An entry to Viridian Postcards' Sunday Stamps

Friday, 2 December 2011

Sesshuji garden

Sesshuji at Tofuku-ji temple.

A glimpse of early summer through one of the elegant door of Susshuji, a sub-temple of the massive Tofuku-ji temple complex in Kyoto. People who visit say it is one of the most peaceful of the temples.  Sesshuji is famous for its rock garden designed by the painter Sesshu and called the crane and tortoise garden.

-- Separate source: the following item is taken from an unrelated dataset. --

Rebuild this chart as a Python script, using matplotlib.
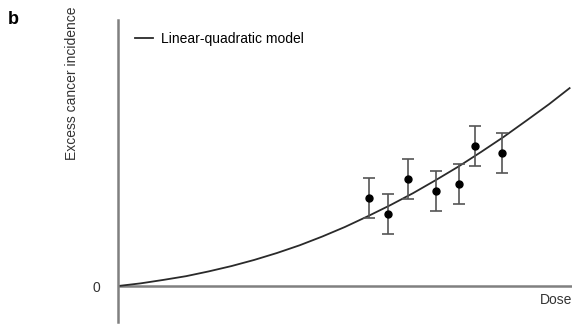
import numpy as np
import matplotlib
matplotlib.use("Agg")
import matplotlib.pyplot as plt

plt.rcParams['font.family'] = ['Liberation Sans', 'DejaVu Sans']

# --- modello lineare-quadratico ---
dose_curve = [0, 0.5, 1.0, 1.5, 2.0, 2.5, 3.0, 3.5, 4.0, 4.5, 5.0,
              5.5, 6.0, 6.5, 7.0, 7.5, 8.0, 8.5, 9.0, 9.5, 9.95]
inc_curve = [0, 0.10, 0.23, 0.37, 0.55, 0.75, 0.98, 1.24, 1.53, 1.86, 2.22,
             2.62, 3.04, 3.49, 3.98, 4.49, 5.04, 5.61, 6.22, 6.84, 7.44]

# --- osservazioni con barre d'errore ---
dose_obs = [5.53, 5.95, 6.39, 7.00, 7.51, 7.86, 8.46]
inc_obs = [3.31, 2.71, 4.02, 3.57, 3.83, 5.26, 5.00]
err_obs = [0.75, 0.75, 0.75, 0.75, 0.75, 0.75, 0.75]

fig = plt.figure(figsize=(5.8, 3.25), dpi=100)
ax = fig.add_axes([0.2034, 0.0092, 0.7826, 0.9292])

ax.plot(dose_curve, inc_curve, color='#2a2a2a', lw=1.3,
        label='Linear-quadratic model')
ax.errorbar(dose_obs, inc_obs, yerr=err_obs, fmt='o', color='black',
            ms=5, ecolor='#555555', elinewidth=1.2, capsize=4,
            capthick=1.2)

# assi
ax.set_xlim(0, 10)
ax.set_ylim(-1.353, 10)
for s in ['top', 'right', 'bottom']:
    ax.spines[s].set_visible(False)
ax.spines['left'].set_color('#808080')
ax.spines['left'].set_linewidth(1.8)
ax.axhline(0, color='#808080', lw=1.8, zorder=1)

ax.set_xticks([])
ax.set_yticks([0])
ax.set_yticklabels(['0'])
ax.tick_params(axis='y', length=0, pad=13, labelsize=10, colors='#333333')

ax.set_ylabel('Excess cancer incidence', fontsize=10, color='#333333')
ax.yaxis.set_label_coords(-0.086, 0.79)
ax.text(10, -0.25, 'Dose', ha='right', va='top', fontsize=10,
        color='#333333')

ax.legend(loc='upper left', bbox_to_anchor=(0.01, 1.003), frameon=False,
          fontsize=10, handlelength=1.3, handletextpad=0.6)

fig.text(0.014, 0.94, 'b', fontsize=13, fontweight='bold', va='center')

plt.savefig('out.png', dpi=100)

We can just catch sight of the Zen garden rocks below the trees .   
When Noriko sent this card the city was having a very hot autumn which is also the time of year when the beautiful autumn colours of the maples would be seen in the many garden of Tofuku-ji.
The card came with

the Great Rocks at Keya (1963 Genka Quasi-National Park issue) and a detail from a 1800 painting the "Three Beauties" by Toyokuni Utagawa.  The beauty must be busy calculating because she holds an abacus, the Japanese soroban.  The perfect image for the 1987 stamp issued for the International Certified Public Accountants Congress, Tokyo.